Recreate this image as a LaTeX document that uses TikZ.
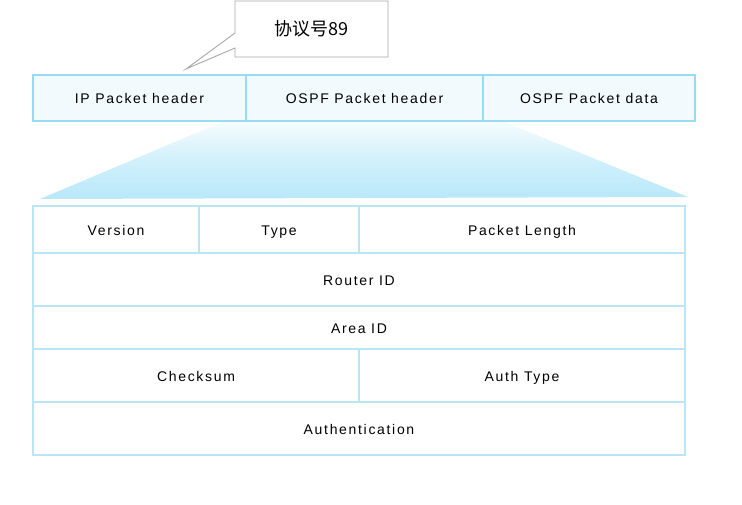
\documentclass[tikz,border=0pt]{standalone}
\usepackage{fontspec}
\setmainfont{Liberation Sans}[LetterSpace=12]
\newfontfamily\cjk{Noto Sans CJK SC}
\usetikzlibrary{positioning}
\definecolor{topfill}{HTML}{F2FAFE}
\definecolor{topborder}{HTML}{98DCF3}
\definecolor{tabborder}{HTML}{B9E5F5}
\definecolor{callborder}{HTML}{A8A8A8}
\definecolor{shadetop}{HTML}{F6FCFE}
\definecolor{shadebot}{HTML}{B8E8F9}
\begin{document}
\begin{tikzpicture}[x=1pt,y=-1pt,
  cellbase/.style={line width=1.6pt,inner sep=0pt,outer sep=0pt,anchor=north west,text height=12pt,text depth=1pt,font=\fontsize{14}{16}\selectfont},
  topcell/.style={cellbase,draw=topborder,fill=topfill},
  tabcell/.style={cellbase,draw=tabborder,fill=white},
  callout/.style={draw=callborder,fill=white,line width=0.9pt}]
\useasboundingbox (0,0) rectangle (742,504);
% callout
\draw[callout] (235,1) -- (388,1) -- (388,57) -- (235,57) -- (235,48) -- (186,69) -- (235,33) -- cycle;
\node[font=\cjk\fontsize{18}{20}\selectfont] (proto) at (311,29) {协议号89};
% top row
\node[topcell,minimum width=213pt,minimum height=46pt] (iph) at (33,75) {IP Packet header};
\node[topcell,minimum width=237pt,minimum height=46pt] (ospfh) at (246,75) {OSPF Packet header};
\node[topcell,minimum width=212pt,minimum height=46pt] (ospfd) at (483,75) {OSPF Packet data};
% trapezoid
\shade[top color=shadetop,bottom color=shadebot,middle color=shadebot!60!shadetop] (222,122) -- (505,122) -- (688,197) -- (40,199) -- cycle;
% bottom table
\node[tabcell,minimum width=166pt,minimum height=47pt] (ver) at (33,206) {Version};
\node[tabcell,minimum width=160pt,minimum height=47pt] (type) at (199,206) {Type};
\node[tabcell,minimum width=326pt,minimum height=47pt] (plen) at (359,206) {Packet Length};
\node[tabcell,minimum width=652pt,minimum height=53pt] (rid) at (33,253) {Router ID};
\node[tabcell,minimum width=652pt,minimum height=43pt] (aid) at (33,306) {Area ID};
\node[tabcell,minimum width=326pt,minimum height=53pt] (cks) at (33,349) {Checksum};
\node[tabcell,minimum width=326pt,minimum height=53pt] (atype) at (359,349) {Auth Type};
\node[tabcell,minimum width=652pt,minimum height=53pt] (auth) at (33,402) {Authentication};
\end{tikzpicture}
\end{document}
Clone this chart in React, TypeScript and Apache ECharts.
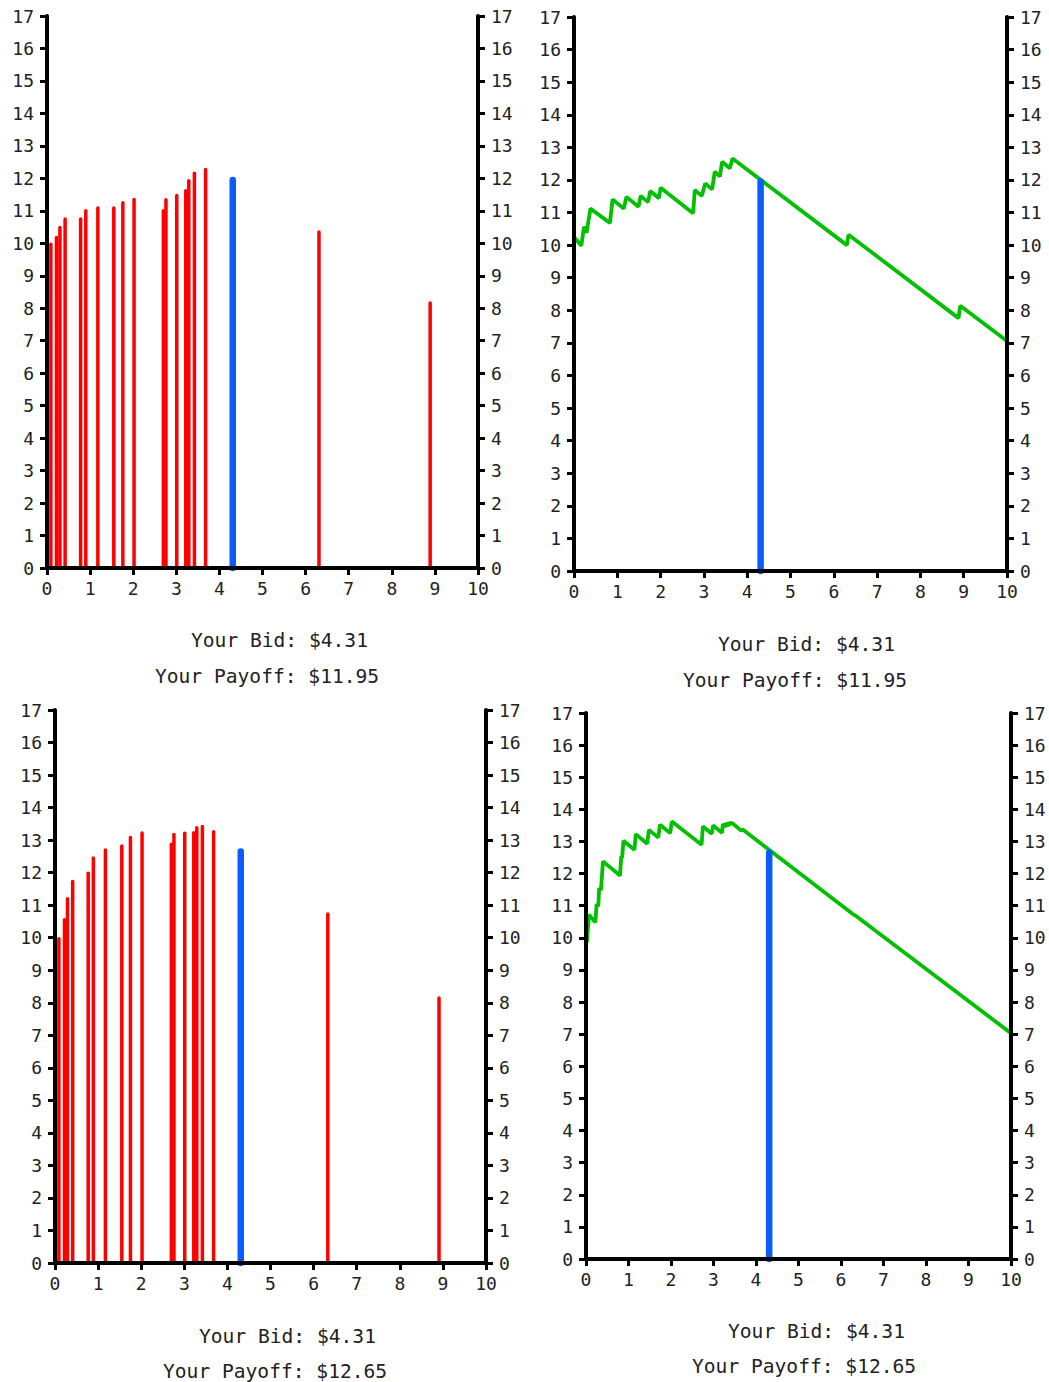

━━━

#### INSTRUCTIONS TO FOLLOW:
Do not include images; quote all of the entries above exactly.

#### FULL OUTPUT:
Recreate this image as a LaTeX document that uses TikZ.
\documentclass[tikz,border=0pt]{standalone}
\usepackage{fontspec}
\setmainfont{Liberation Sans}[LetterSpace=12]
\newfontfamily\cjk{Noto Sans CJK SC}
\usetikzlibrary{positioning}
\definecolor{topfill}{HTML}{F2FAFE}
\definecolor{topborder}{HTML}{98DCF3}
\definecolor{tabborder}{HTML}{B9E5F5}
\definecolor{callborder}{HTML}{A8A8A8}
\definecolor{shadetop}{HTML}{F6FCFE}
\definecolor{shadebot}{HTML}{B8E8F9}
\begin{document}
\begin{tikzpicture}[x=1pt,y=-1pt,
  cellbase/.style={line width=1.6pt,inner sep=0pt,outer sep=0pt,anchor=north west,text height=12pt,text depth=1pt,font=\fontsize{14}{16}\selectfont},
  topcell/.style={cellbase,draw=topborder,fill=topfill},
  tabcell/.style={cellbase,draw=tabborder,fill=white},
  callout/.style={draw=callborder,fill=white,line width=0.9pt}]
\useasboundingbox (0,0) rectangle (742,504);
% callout
\draw[callout] (235,1) -- (388,1) -- (388,57) -- (235,57) -- (235,48) -- (186,69) -- (235,33) -- cycle;
\node[font=\cjk\fontsize{18}{20}\selectfont] (proto) at (311,29) {协议号89};
% top row
\node[topcell,minimum width=213pt,minimum height=46pt] (iph) at (33,75) {IP Packet header};
\node[topcell,minimum width=237pt,minimum height=46pt] (ospfh) at (246,75) {OSPF Packet header};
\node[topcell,minimum width=212pt,minimum height=46pt] (ospfd) at (483,75) {OSPF Packet data};
% trapezoid
\shade[top color=shadetop,bottom color=shadebot,middle color=shadebot!60!shadetop] (222,122) -- (505,122) -- (688,197) -- (40,199) -- cycle;
% bottom table
\node[tabcell,minimum width=166pt,minimum height=47pt] (ver) at (33,206) {Version};
\node[tabcell,minimum width=160pt,minimum height=47pt] (type) at (199,206) {Type};
\node[tabcell,minimum width=326pt,minimum height=47pt] (plen) at (359,206) {Packet Length};
\node[tabcell,minimum width=652pt,minimum height=53pt] (rid) at (33,253) {Router ID};
\node[tabcell,minimum width=652pt,minimum height=43pt] (aid) at (33,306) {Area ID};
\node[tabcell,minimum width=326pt,minimum height=53pt] (cks) at (33,349) {Checksum};
\node[tabcell,minimum width=326pt,minimum height=53pt] (atype) at (359,349) {Auth Type};
\node[tabcell,minimum width=652pt,minimum height=53pt] (auth) at (33,402) {Authentication};
\end{tikzpicture}
\end{document}
Clone this chart in React, TypeScript and Apache ECharts.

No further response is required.